──────── GIVEN MATERIAL

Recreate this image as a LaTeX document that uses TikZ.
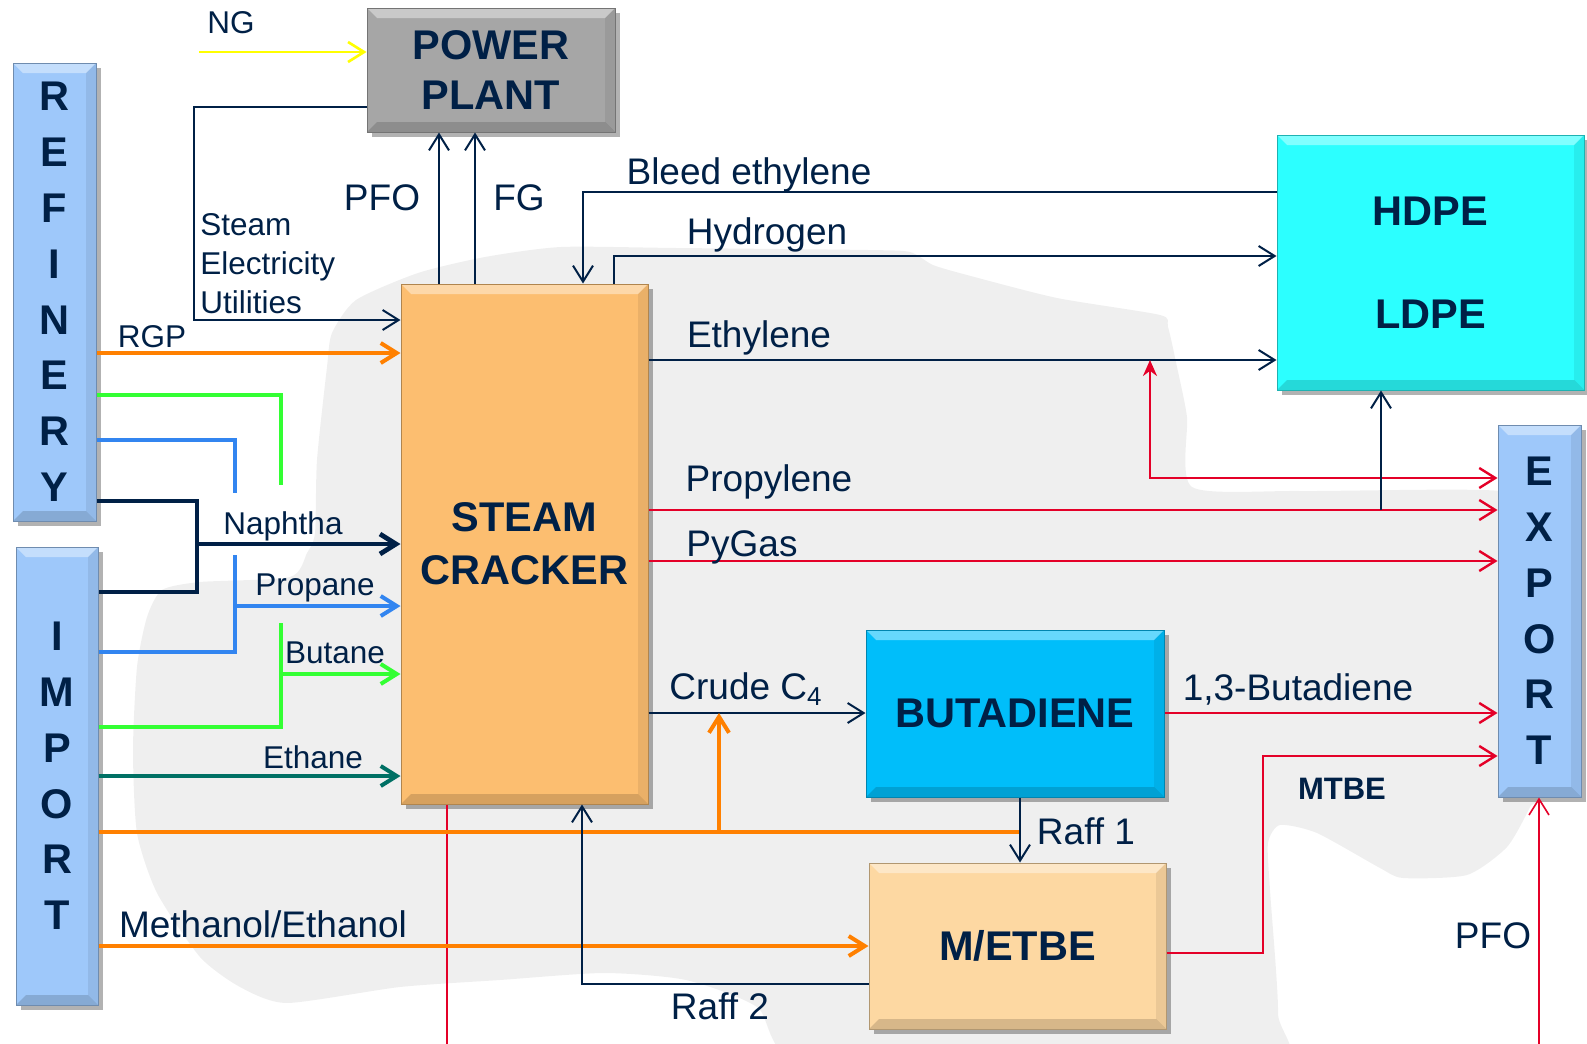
\documentclass[tikz,border=0pt]{standalone}
\usepackage{fontspec}
\setmainfont{Liberation Sans}
\usetikzlibrary{arrows.meta, shadows}
\definecolor{navy}{RGB}{0,32,70}
\definecolor{blobgray}{RGB}{239,239,239}
\definecolor{sideblue}{RGB}{158,200,250}
\definecolor{plantgray}{RGB}{166,166,166}
\definecolor{crackorange}{RGB}{252,190,112}
\definecolor{polycyan}{RGB}{44,255,255}
\definecolor{butablue}{RGB}{0,190,250}
\definecolor{etbepeach}{RGB}{253,216,162}
\definecolor{feedorange}{RGB}{255,128,0}
\definecolor{feedgreen}{RGB}{51,255,51}
\definecolor{feedblue}{RGB}{50,133,240}
\definecolor{feedteal}{RGB}{0,112,100}
\definecolor{prodred}{RGB}{228,0,40}
\definecolor{ngyellow}{RGB}{255,255,0}

\tikzset{
  bevel/.style={path picture={
    \fill[white,opacity=0.4] (path picture bounding box.north west) -- (path picture bounding box.north east)
      -- ++(-5pt,-5pt) -- ([shift={(5pt,-5pt)}]path picture bounding box.north west) -- cycle;
    \fill[black,opacity=0.15] (path picture bounding box.south west) -- (path picture bounding box.south east)
      -- ++(-5pt,5pt) -- ([shift={(5pt,5pt)}]path picture bounding box.south west) -- cycle;
    \fill[black,opacity=0.07] (path picture bounding box.north east) -- (path picture bounding box.south east)
      -- ++(-5pt,5pt) -- ([shift={(-5pt,-5pt)}]path picture bounding box.north east) -- cycle;}},
  box/.style={fill=#1, draw=#1!70!black, line width=0.5pt, inner sep=0pt, bevel,
    drop shadow={shadow xshift=2.5pt, shadow yshift=-2.5pt, opacity=0.3, fill=black},
    text=navy, align=center, font=\bfseries\fontsize{20.75}{26}\selectfont},
  stack/.style={font=\bfseries\fontsize{20.75}{27.9}\selectfont},
  lbl/.style={text=navy, inner sep=0pt, font=\fontsize{15.75}{19}\selectfont},
  biglbl/.style={text=navy, inner sep=0pt, font=\fontsize{18.5}{22}\selectfont},
  flow/.style={draw=navy, line width=1pt},
  feed/.style={draw=#1, line width=2pt},
  prod/.style={draw=prodred, line width=1.2pt}
}

\begin{document}
\begin{tikzpicture}[x=0.5pt, y=-0.5pt, >={Straight Barb[length=8pt,width=10pt]}]
  \clip (0,0) rectangle (1587,1044);

  % grey backdrop
  \fill[blobgray] plot[smooth cycle, tension=0.4] coordinates {
    (332,333) (356,300) (418,273) (485,257) (561,247) (676,248) (868,250) (910,252)
    (933,265) (967,275) (1057,298) (1160,315) (1168,327) (1177,367) (1187,417) (1192,487)
    (1300,491) (1500,491) (1540,520) (1540,780) (1530,807) (1507,847) (1467,875) (1403,878)
    (1380,868) (1317,833) (1280,825) (1268,843) (1270,890) (1278,1013) (1265,1070)
    (820,1070) (757,1007) (686,980) (604,973) (500,980) (400,987) (287,1003) (240,987)
    (200,957) (157,893) (137,833) (133,750) (137,667) (147,617) (162,590) (200,582)
    (290,577) (307,553) (315,533) (317,460) (327,367)};

  % units
  \node[box=sideblue, stack, minimum width=41.5pt, minimum height=229pt] (refinery) at (54.5,292) {R\\E\\F\\I\\N\\E\\R\\Y};
  \node[box=sideblue, stack, minimum width=41pt, minimum height=229pt] (import) at (57,776) {I\\M\\P\\O\\R\\T};
  \node[box=sideblue, stack, minimum width=41.5pt, minimum height=186pt] (export) at (1539.5,611) {E\\X\\P\\O\\R\\T};
  \node[box=plantgray, minimum width=124pt, minimum height=62pt, font=\bfseries\fontsize{20.75}{25}\selectfont] (plant) at (491,70) {POWER\\PLANT};
  \node[box=crackorange, minimum width=123.5pt, minimum height=260pt, font=\bfseries\fontsize{20.75}{26.5}\selectfont] (cracker) at (524.5,544) {STEAM\\CRACKER};
  \node[box=polycyan, minimum width=153.5pt, minimum height=127.5pt, font=\bfseries\fontsize{20.75}{51.5}\selectfont] (poly) at (1430.5,262.5) {HDPE\\LDPE};
  \node[box=butablue, minimum width=149pt, minimum height=83.5pt] (butadiene) at (1015,713.5) {BUTADIENE};
  \node[box=etbepeach, minimum width=148.5pt, minimum height=83pt] (metbe) at (1017.5,946) {M/ETBE};

  % power plant
  \draw[ngyellow, line width=1.3pt, ->] (199,52) -- (199,52 -| plant.west);
  \node[lbl] (ng) at (231,23) {NG};
  \draw[flow, ->] (plant.west |- 0,107) -- (194,107) -- (194,320) -- (194,320 -| cracker.west);
  \node[lbl, anchor=west] (steam) at (200,225) {Steam};
  \node[lbl, anchor=west] (elec) at (200,266) {Electricity};
  \node[lbl, anchor=west] (util) at (200,302) {Utilities};
  \draw[flow, ->] (439,0 |- cracker.north) -- (439,0 |- plant.south);
  \draw[flow, ->] (475,0 |- cracker.north) -- (475,0 |- plant.south);
  \node[biglbl] (pfotop) at (382,198) {PFO};
  \node[biglbl] (fg) at (519,198) {FG};

  % polymers
  \draw[flow, ->] (poly.west |- 0,192) -- (583,192) -- (583,0 |- cracker.north);
  \node[biglbl] (bleed) at (749,175) {Bleed ethylene};
  \draw[flow, ->] (614,0 |- cracker.north) -- (614,256) -- (614,256 -| poly.west);
  \node[biglbl] (hydrogen) at (767,235) {Hydrogen};
  \draw[flow, ->] (cracker.east |- 0,360) -- (poly.west |- 0,360);
  \node[biglbl] (ethylene) at (759,338) {Ethylene};
  \draw[prod, {Stealth[length=8pt,width=7pt]}->] (1150,360) -- (1150,478) -- (1150,478 -| export.west);

  % products to export
  \draw[prod, ->] (cracker.east |- 0,510) -- (export.west |- 0,510);
  \node[biglbl] (propylene) at (769,482) {Propylene};
  \draw[flow, ->] (1381,510) -- (1381,0 |- poly.south);
  \draw[prod, ->] (cracker.east |- 0,561) -- (export.west |- 0,561);
  \node[biglbl] (pygas) at (742,547) {PyGas};
  \draw[flow, ->] (cracker.east |- 0,713) -- (butadiene.west |- 0,713);
  \node[biglbl] (crude) at (746,689) {Crude C\textsubscript{4}};
  \draw[prod, ->] (butadiene.east |- 0,713) -- (export.west |- 0,713);
  \node[biglbl] (bd) at (1298,689) {1,3-Butadiene};
  \draw[prod, ->] (metbe.east |- 0,953) -- (1263,953) -- (1263,756) -- (1263,756 -| export.west);
  \node[lbl, font=\bfseries\fontsize{15.5}{19}\selectfont] (mtbe) at (1342,789) {MTBE};
  \draw[prod, line width=0.8pt, ->] (447,0 |- cracker.south) -- (447,1045) -- (1539,1045) -- (1539,0 |- export.south);
  \node[biglbl] (pfoexp) at (1493,936) {PFO};

  % C4 handling
  \draw[feed=feedorange] (import.east |- 0,832) -- (1020,832);
  \draw[feed=feedorange, ->] (719,832) -- (719,713);
  \draw[flow, ->] (1020,0 |- butadiene.south) -- (1020,0 |- metbe.north);
  \node[biglbl] (raffa) at (1086,831) {Raff 1};
  \draw[feed=feedorange, ->] (import.east |- 0,946) -- (metbe.west |- 0,946);
  \node[biglbl] (alcohol) at (263,924) {Methanol/Ethanol};
  \draw[flow, ->] (metbe.west |- 0,984) -- (582,984) -- (582,0 |- cracker.south);
  \node[biglbl] (raffb) at (720,1006) {Raff 2};

  % feeds
  \draw[feed=feedorange, ->] (refinery.east |- 0,353) -- (cracker.west |- 0,353);
  \node[lbl] (rgp) at (152,337) {RGP};
  \draw[feed=feedgreen] (refinery.east |- 0,395) -- (281,395) -- (281,485);
  \draw[feed=feedgreen] (import.east |- 0,727) -- (281,727) -- (281,623);
  \draw[feed=feedgreen, ->] (281,674) -- (281,674 -| cracker.west);
  \node[lbl] (butane) at (335,653) {Butane};
  \draw[feed=feedblue] (refinery.east |- 0,440) -- (235,440) -- (235,493);
  \draw[feed=feedblue] (import.east |- 0,652) -- (235,652) -- (235,555);
  \draw[feed=feedblue, ->] (235,606) -- (235,606 -| cracker.west);
  \node[lbl] (propane) at (315,588) {Propane};
  \draw[feed=navy, line width=2.4pt] (refinery.east |- 0,501) -- (197,501) -- (197,592) -- (197,592 -| import.east);
  \draw[feed=navy, line width=2.4pt, ->] (197,544) -- (197,544 -| cracker.west);
  \node[lbl] (naphtha) at (283,526) {Naphtha};
  \draw[feed=feedteal, ->] (import.east |- 0,776) -- (cracker.west |- 0,776);
  \node[lbl] (ethane) at (313,757) {Ethane};
\end{tikzpicture}
\end{document}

────────────────

• _EXERCISE REQUIREMENTS_
Without the pictures, please reproduce each line of the listing above exactly, from the first one through the line bearing "(0,0) rectangle (1587,1044);".

• _WRITTEN ANSWER_
Recreate this image as a LaTeX document that uses TikZ.
\documentclass[tikz,border=0pt]{standalone}
\usepackage{fontspec}
\setmainfont{Liberation Sans}
\usetikzlibrary{arrows.meta, shadows}
\definecolor{navy}{RGB}{0,32,70}
\definecolor{blobgray}{RGB}{239,239,239}
\definecolor{sideblue}{RGB}{158,200,250}
\definecolor{plantgray}{RGB}{166,166,166}
\definecolor{crackorange}{RGB}{252,190,112}
\definecolor{polycyan}{RGB}{44,255,255}
\definecolor{butablue}{RGB}{0,190,250}
\definecolor{etbepeach}{RGB}{253,216,162}
\definecolor{feedorange}{RGB}{255,128,0}
\definecolor{feedgreen}{RGB}{51,255,51}
\definecolor{feedblue}{RGB}{50,133,240}
\definecolor{feedteal}{RGB}{0,112,100}
\definecolor{prodred}{RGB}{228,0,40}
\definecolor{ngyellow}{RGB}{255,255,0}

\tikzset{
  bevel/.style={path picture={
    \fill[white,opacity=0.4] (path picture bounding box.north west) -- (path picture bounding box.north east)
      -- ++(-5pt,-5pt) -- ([shift={(5pt,-5pt)}]path picture bounding box.north west) -- cycle;
    \fill[black,opacity=0.15] (path picture bounding box.south west) -- (path picture bounding box.south east)
      -- ++(-5pt,5pt) -- ([shift={(5pt,5pt)}]path picture bounding box.south west) -- cycle;
    \fill[black,opacity=0.07] (path picture bounding box.north east) -- (path picture bounding box.south east)
      -- ++(-5pt,5pt) -- ([shift={(-5pt,-5pt)}]path picture bounding box.north east) -- cycle;}},
  box/.style={fill=#1, draw=#1!70!black, line width=0.5pt, inner sep=0pt, bevel,
    drop shadow={shadow xshift=2.5pt, shadow yshift=-2.5pt, opacity=0.3, fill=black},
    text=navy, align=center, font=\bfseries\fontsize{20.75}{26}\selectfont},
  stack/.style={font=\bfseries\fontsize{20.75}{27.9}\selectfont},
  lbl/.style={text=navy, inner sep=0pt, font=\fontsize{15.75}{19}\selectfont},
  biglbl/.style={text=navy, inner sep=0pt, font=\fontsize{18.5}{22}\selectfont},
  flow/.style={draw=navy, line width=1pt},
  feed/.style={draw=#1, line width=2pt},
  prod/.style={draw=prodred, line width=1.2pt}
}

\begin{document}
\begin{tikzpicture}[x=0.5pt, y=-0.5pt, >={Straight Barb[length=8pt,width=10pt]}]
  \clip (0,0) rectangle (1587,1044);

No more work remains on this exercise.